Estamos en plena temporada de verano y Barcelona va camino de batir su récord histórico de turistas. Aunque previsiblemente se forrarán, los responsables del sector (hoteleros, restauradores, transportes…) no se están dejando llevar por la euforia. Al menos, en público. Sospecho que intuyen que la paciencia de los barceloneses está a punto de agotarse y deben temer que la turismofobia deje de sufrirse en silencio, como las hemorroides, y acabe por arruinarles la fiesta. Por esta razón, los grandes empresarios del sector celebran con la boca pequeña cada récord pulverizado (turistas por día, cruceristas, congresistas…) y se ven obligados a admitir que habrá que planificar, gestionar, redistribuir e incluso limitar el turismo.
Turisme de Barcelona hace unas semanas llamaba a estar orgullosos del turismo y lamentaba que se le responsabilice de todos los males de la ciudad. Que este consorcio público-privado dedicado a promocionar la ciudad se reivindique tiene todo el sentido del mundo puesto que cumple su misión a la perfección: vender los encantos de la ciudad a los de fuera.
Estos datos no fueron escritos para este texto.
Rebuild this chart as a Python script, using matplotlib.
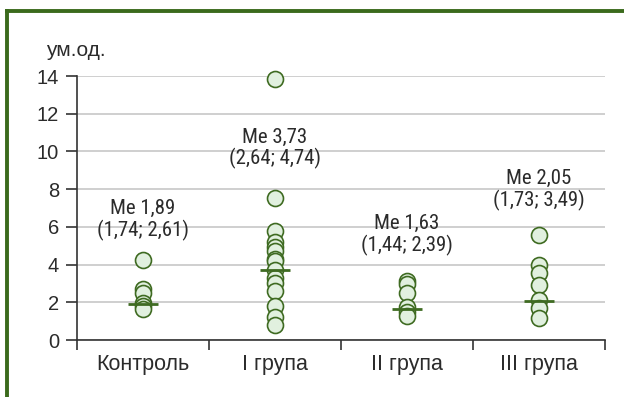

El problema viene con los de aquí. Y a los barceloneses ya no nos venden más la moto. Las manifestaciones contra el turismo de masas son cada día más habituales en la ciudad, la opinión publicada también hace semanas que se ocupa del turismo como problema y quizás habrá que ir pensando en reeditar La sortida del laberint, el magnífico ensayo que el economista Miquel Puig publicó hace unos años, para rebatir a quienes todavía pretenden engatusarnos con el argumento tramposo de que el turismo genera riqueza para todos.
Por todo ello, el Ayuntamiento de Barcelona ha decidido tomar la iniciativa y anunciar que en 2028 prohibirá todos los pisos turísticos de la ciudad. Son más de 10.100. Es una medida valiente que busca combatir los efectos perversos de esta modalidad de alojamiento turístico en el mercado de la vivienda: precios por las nubes, vecinos expulsados de su casa, pero también graves problemas de convivencia en las fincas de viviendas.
El turismo contamina. Seguramente, parte de los problemas que ahora tenemos viene de no haberlo sabido ver o de haberlo querido esconder. Que las fábricas que llenaban Poblenou en aquella Barcelona industrial de la primera mitad del siglo XX envenenaban el aire era evidente, sólo había que fijarse en las largas chimeneas que configuraban la silueta de la ciudad. Por no hablar de la contaminación de los ríos Besòs y Llobregat, convertidos en cloacas putrefactas.
“El turismo contamina. Seguramente, parte de los problemas que ahora tenemos viene de no haberlo sabido ver o de haberlo querido esconder”
La contaminación que genera la actividad turística es menos evidente, pero igualmente dañina: gentrificación, destrucción del tejido social, desaparición del comercio tradicional, aglomeración en determinadas zonas, transporte público en el umbral del colapso, retroceso del catalán, ocupación de baja calificación y, en buena parte, temporal…
Deberíamos empezar a decir las cosas por su nombre: el turismo no es un regalo caído del cielo. Es industria y, como tal, contamina. El problema es que no podemos trasladarla del centro de Barcelona a polígonos industriales, como hicimos hace más de medio siglo con las industrias tradicionales. Para el turismo, Barcelona es la fábrica y los barceloneses debemos tratar de vivir entre la maquinaria. Si no somos capaces de atenuar sus efectos adversos, corremos el riesgo de que la ciudad acabe convertida puramente en un negocio. Y, paradójicamente, esto acabe con el negocio.